Despite holding goals such as equity and high quality schooling in the foreground, unexamined urbanormative assumptions and values can underpin policy decisions. The purpose of this paper is to develop an understanding of urbanormativity as a process by which inequality is (re)created in rural-specific ways (Fulkerson and Thomas 2014). To do so, I use document analysis and participant observation to examine a case of school consolidation in a micropolitan county in North Central Appalachia. I draw from newspaper articles, meeting minutes and educational documents, opinion editorial pieces, and online comment forums to critically examine how urbanormative assumptions lead to decisions which exacerbate rural-urban inequalities.
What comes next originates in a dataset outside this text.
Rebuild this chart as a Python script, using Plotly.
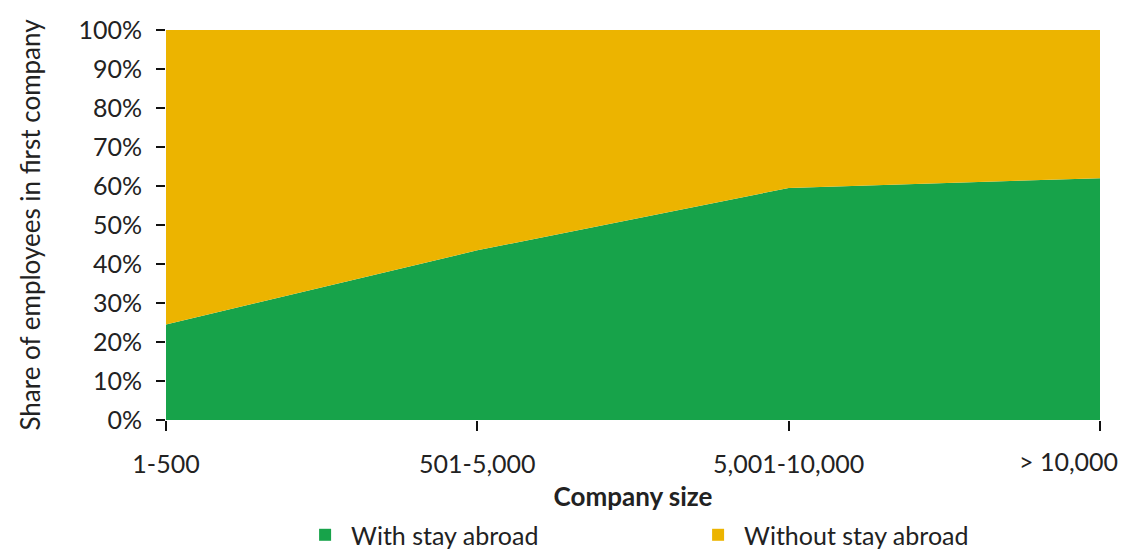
import plotly.graph_objects as go

categories = ["1-500", "501-5,000", "5,001-10,000", "> 10,000"]
with_stay = [24.5, 43.5, 59.5, 62.0]
without_stay = [75.5, 56.5, 40.5, 38.0]
y_ticks = [0, 10, 20, 30, 40, 50, 60, 70, 80, 90, 100]
y_labels = [f"{v}%" for v in y_ticks]

GREEN = "#17A34A"
YELLOW = "#ECB400"
TEXT = "#222222"
FONT = "Lato"

xpos = list(range(len(categories)))

fig = go.Figure()
fig.add_trace(go.Scatter(
    x=xpos, y=with_stay, stackgroup="one", mode="none",
    fillcolor=GREEN, name="With stay abroad", showlegend=False,
    hoverinfo="skip"))
fig.add_trace(go.Scatter(
    x=xpos, y=without_stay, stackgroup="one", mode="none",
    fillcolor=YELLOW, name="Without stay abroad", showlegend=False,
    hoverinfo="skip"))
# legend entries
fig.add_trace(go.Scatter(
    x=[None], y=[None], mode="markers", name="With stay abroad",
    marker=dict(symbol="square", size=18, color=GREEN)))
fig.add_trace(go.Scatter(
    x=[None], y=[None], mode="markers", name="Without stay abroad",
    marker=dict(symbol="square", size=18, color=YELLOW)))

# last category label placed as annotation (shifted left like the reference)
ticktext = categories[:-1] + [""]

fig.update_layout(
    width=1121, height=542,
    margin=dict(l=158, r=29, t=22, b=130, autoexpand=False),
    paper_bgcolor="white", plot_bgcolor="white",
    font=dict(family=FONT, color=TEXT, size=25),
    legend=dict(orientation="h", x=0.1425, xanchor="left", y=-0.236, yanchor="top",
                traceorder="normal", itemwidth=42, tracegroupgap=0,
                entrywidth=336, entrywidthmode="pixels",
                font=dict(size=25, family=FONT, color=TEXT), itemsizing="constant"),
    xaxis=dict(
        range=[0, 3], tickmode="array", tickvals=xpos, ticktext=ticktext,
        showgrid=False, zeroline=False, showline=False, automargin=False,
        ticks="outside", ticklen=10, tickwidth=2, tickcolor="#111",
        ticklabelstandoff=12,
        tickfont=dict(size=25, family=FONT, color=TEXT),
        title=dict(text="<b>Company size</b>", font=dict(size=26, family=FONT, color=TEXT), standoff=10),
    ),
    yaxis=dict(
        range=[0, 100], tickmode="array", tickvals=y_ticks, ticktext=y_labels,
        showgrid=False, zeroline=False, showline=False, automargin=False,
        ticks="outside", ticklen=9, tickwidth=2, tickcolor="#111",
        ticklabelstandoff=9,
        tickfont=dict(size=25, family=FONT, color=TEXT),
        title=dict(text="Share of employees in first company", font=dict(size=26, family=FONT, color=TEXT), standoff=30),
    ),
    annotations=[dict(
        x=xpos[-1], y=0, xref="x", yref="y", text=categories[-1],
        showarrow=False, xanchor="right", yanchor="top",
        xshift=20, yshift=-24, font=dict(size=25, family=FONT, color=TEXT))],
)

fig.write_html("out.html")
In their theoretical framework, Thomas and Fulkerson characterize urbanormativity as both cultural and structural in nature (Fulkerson and Thomas 2014). In preliminary analysis, I have found that urban-based metaphors about schooling color the debate over whether to close “neighborhood schools.” This urban-based cultural framing overlooks the fact that some schools serve not only a neighborhood, but an entire town, and the different consequences that such a loss can have for rural areas. I also examine documents from the district’s history of consolidation, in which they closed the most rural school, dispersing its students and atomizing any sense of community the school’s existence fostered. I will expand this lens to both further examine the cultural meanings people mobilize in arguing for or against the consolidation. I argue that structural inequalities that the consolidation proponents are seeking to alleviate are being perpetuated by the decisions (and non-decisions) about where schools ought to be and what they should be like.
The purpose of this paper is also exploratory as I develop this project into a dissertation. In the larger project, I intend to use visually-elicited interviewing methods, allowing residents to use maps and their own photos of the area to convey the meanings that places in the county hold for them. The decisions about which schools are candidates for renewal and which are set for demolition are not spatially neutral. To move beyond the question of “Who gets what”, I will center the effect of space and its attached meanings to examine “Who gets what where?” (Lobao, Hooks, and Tickamyer 2007, p2-3). To build upon the theory of spatial inequality, I will use the above-mentioned methods to examine how urbanormativity is done in such a way as to create, naturalize, and perpetuate rural-urban inequality.
References:
Fulkerson, Gregory M. and Alexander R. Thomas. 2014. Studies in Urbanormativity: Rural Community in Urban Society. Lanham, Maryland: Lexington Books.
Lobao, Linda M., Gregory Hooks, and Ann R. Tickamyer, eds. 2007. The Sociology of Spatial Inequality. 1 edition. Albany: State University of New York Press.